Fox heads a reform process whose scale dwarfs Bush’s agenda. Mexico is undergoing a transformation of its economic and political system, not just a change of government; an institutional makeover, not merely a shift in parties. The changes Mexico has achieved and the ones Fox now envisions can fairly be called revolutionary. But if this is a new Mexican revolution, it is a gradual, nonviolent, and democratic one.

Mexico is moving toward a federal, liberal democracy from having been a virtual one-party state. Like Mexico’s Congress, the Mexican Supreme Court has gained leverage over the last few years. State governors have earned a degree of autonomy from the central government hardly imaginable in the heyday of the centralized reign of the PRI, the Institutional Revolutionary Party. At the same time Mexico has embarked on a policy of economic liberalization involving privatizations (unfortunately, often nepotistic) as part of the dismantling of the autarchic PRI model.

Mexico’s is first of all a revolution against the impunity of absolute rulers, crooked officials, and drug lords. Fox is engaged in what could be a duel to the death against the cartels that recently shot a state governor and sprung a drug baron from jail. The Fox administration recently announced that it intends to extradite 14 Mexican drug kingpins to the United States. These events make the current US practice of ”certifying” Mexico’s antinarcotics cooperation appear superfluous as well as demagogic.

In a country where nationalist cant has excused waste and corruption, Fox’s willingness to place responsibility for Mexico’s problems at its own door is a radical departure. He proposes to expose the corrupt and inefficient nationalized energy sector to competition and foreign investment. It would help California if Mexico became a major exporter of electricity. Fox also seeks to clean up a corrupt bureaucracy, which he blames for much of Mexico’s poverty.

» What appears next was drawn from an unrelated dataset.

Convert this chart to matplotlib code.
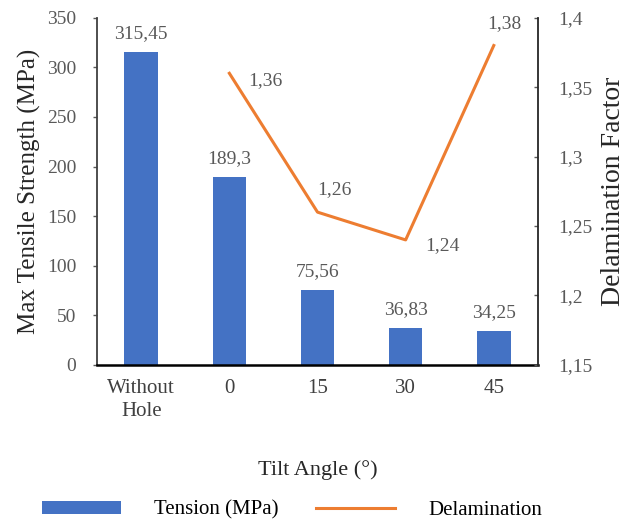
import matplotlib.pyplot as plt

# данные с графика
categories = ['Without\nHole', '0', '15', '30', '45']
tension = [315.45, 189.3, 75.56, 36.83, 34.25]
tension_labels = ['315,45', '189,3', '75,56', '36,83', '34,25']
delam_cats = [1, 2, 3, 4]
delamination = [1.36, 1.26, 1.24, 1.38]
delam_labels = ['1,36', '1,26', '1,24', '1,38']
left_ticks = [0, 50, 100, 150, 200, 250, 300, 350]
right_ticks = [1.15, 1.2, 1.25, 1.3, 1.35, 1.4]
right_tick_labels = ['1,15', '1,2', '1,25', '1,3', '1,35', '1,4']

plt.rcParams['font.family'] = ['Liberation Serif', 'DejaVu Serif']
blue = '#4472C4'
orange = '#ED7D31'
gray = '#595959'

fig = plt.figure(figsize=(6.35, 5.22), dpi=100)
ax = fig.add_axes([0.153, 0.301, 0.694, 0.665])
x = list(range(len(categories)))
bars = ax.bar(x, tension, width=0.38, color=blue, label='Tension (MPa)', zorder=2)
ax.set_xlim(-0.5, 4.5)
ax.set_ylim(0, 350)
ax.set_yticks(left_ticks)
ax.set_yticklabels([str(t) for t in left_ticks])
ax.set_xticks(x)
ax.set_xticklabels(categories, linespacing=1.3)
ax.tick_params(axis='y', colors=gray, labelsize=14, length=3, width=1, direction='out', pad=12)
ax.tick_params(axis='x', colors='black', labelsize=15, length=0, pad=10)
for lab in ax.get_xticklabels():
    lab.set_color('#404040')
ax.spines['top'].set_visible(False)
ax.spines['right'].set_visible(False)
ax.spines['left'].set_color('#404040')
ax.spines['left'].set_linewidth(1.3)
ax.spines['bottom'].set_color('black')
ax.spines['bottom'].set_linewidth(1.8)
ax.set_ylabel('Max Tensile Strength (MPa)', fontsize=18, color='#262626', labelpad=4)
ax.set_xlabel('Tilt Angle (°)', fontsize=16, color='#262626', labelpad=28)

for xi, v, t in zip(x, tension, tension_labels):
    ax.text(xi, v + 10, t, ha='center', va='bottom', fontsize=14, color=gray)

ax2 = ax.twinx()
ax2.plot(delam_cats, delamination, color=orange, linewidth=2.2, label='Delamination', zorder=3)
ax2.set_ylim(1.15, 1.4)
ax2.set_yticks(right_ticks)
ax2.set_yticklabels(right_tick_labels)
ax2.tick_params(axis='y', colors=gray, labelsize=14, length=3, width=1, direction='in', pad=15)
for s in ['top', 'left', 'bottom']:
    ax2.spines[s].set_visible(False)
ax2.spines['right'].set_color('#262626')
ax2.spines['right'].set_linewidth(1.3)
ax2.set_ylabel('Delamination Factor', fontsize=20, color='#262626', labelpad=6)

offsets = [(0.21, -0.005, 'left', 'center'), (0.19, 0.016, 'center', 'center'),
           (0.22, -0.004, 'left', 'center'), (0.12, 0.016, 'center', 'center')]
for xi, v, t, (dx, dy, ha, va) in zip(delam_cats, delamination, delam_labels, offsets):
    ax2.text(xi + dx, v + dy, t, ha=ha, va=va, fontsize=14, color=gray)

h1, l1 = ax.get_legend_handles_labels()
h2, l2 = ax2.get_legend_handles_labels()
fig.legend(h1 + h2, l1 + l2, loc='lower center', bbox_to_anchor=(0.46, -0.032), ncol=2,
           frameon=False, fontsize=15, handlelength=3.8, handleheight=0.55,
           columnspacing=1.8, handletextpad=1.6)

plt.savefig('out.png', dpi=100)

But it would be misleading to depict Fox’s election as a sudden break with a rotten past. What is distinctive about the Mexican transition to markets and democracy is its length and its many parents.

The Mexican transition is the handiwork of the entire political spectrum: leftists from the 1968 student movement, PAN reformers who began winning local elections two decades ago, and a centrist, technocratic, market-oriented elite from the dominant PRI. The last PRI president, Ernesto Zedillo, carried out political reforms that allowed Fox to win.

The complex roots of this transition help explain why Fox has formed a meritocratic Cabinet of PANistas, PRIistas and (not-so-former) leftists. But the PRI is the most numerous party in the Mexican Congress and could unite with the left-leaning PRD—the Party of the Democratic Revolution—to block Fox’s energy and tax reforms. Fox’s proposal to grant local Indian autonomy in exchange for peace with Zapatista rebels also faces resistance, even within his own government.

Energy and trade as well as drugs and immigration will occupy the bulk of the Bush-Fox conversations, but progress in all of these will be abetted by deepening the Mexican reform process. The United States should also bear in mind that Mexico’s democratization contrasts brightly with bad news elsewhere in Latin America, especially in the Andes.

The guerrilla war in Colombia is spilling over its border. Venezuela’s new leader cozies up to Fidel Castro and has begun to jail critics. Peru’s autocratic leader recently fled to virtual exile in Japan when scandal engulfed his regime. Thus a good piece of Latin America faces a choice between authoritarianism and violence or Fox’s peaceful democratic road. Bush should do what he can to clear obstacles like certification from that road.